Revision as of 22:06, 23 May 2015

Author names: Cindy Chen
Steward: Dajun Yue and Fengqi You

Introduction

The interior point (IP) method for nonlinear programming was pioneered by Anthony V. Fiacco and Garth P. McCormick in the early 1960s. The basis of IP method restricts the constraints into the objective function (duality) by creating a barrier function. This limits potential solutions to iterate in only the feasible region, resulting in a much more efficient algorithm with regards to time complexity.
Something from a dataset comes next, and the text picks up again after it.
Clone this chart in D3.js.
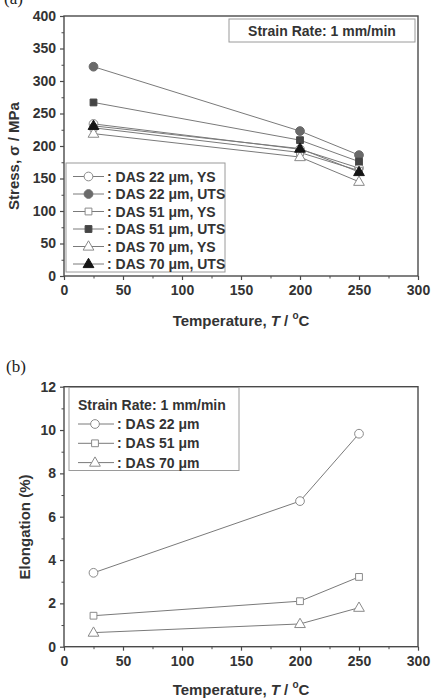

To ensure the program remains within the feasible region, a factor, \mu, is added to "penalize" close approaches to the boundaries. This approach is analogous to the use of an invisible fence to keep dogs in an unfenced yard. As the dog moves closer to the boundaries, the more shock he will feel. In the case of the IP method, the amount of shock is determined by \mu. A large value of \mu gives the analytic center of the feasible region. As \mu decreases and approaches 0, the optimal value is calculated by tracing out a central path. With small incremental decreases in \mu during each iteration, a smooth curve is generated for the central path. This method is accurate, but time consuming and computationally intense. Instead, Newton's method is often used to approximate the central path for non-linear programming. Using one Newton step to estimate each decrease in \mu for each iteration, a polynomial ordered time complexity is achieved, resulting in a small zig-zag central path and convergence to the optimal solution.

Algorithm

minimize c^Tx - \mu\sum_{i=1} ln(x_i)
subject to Ax=b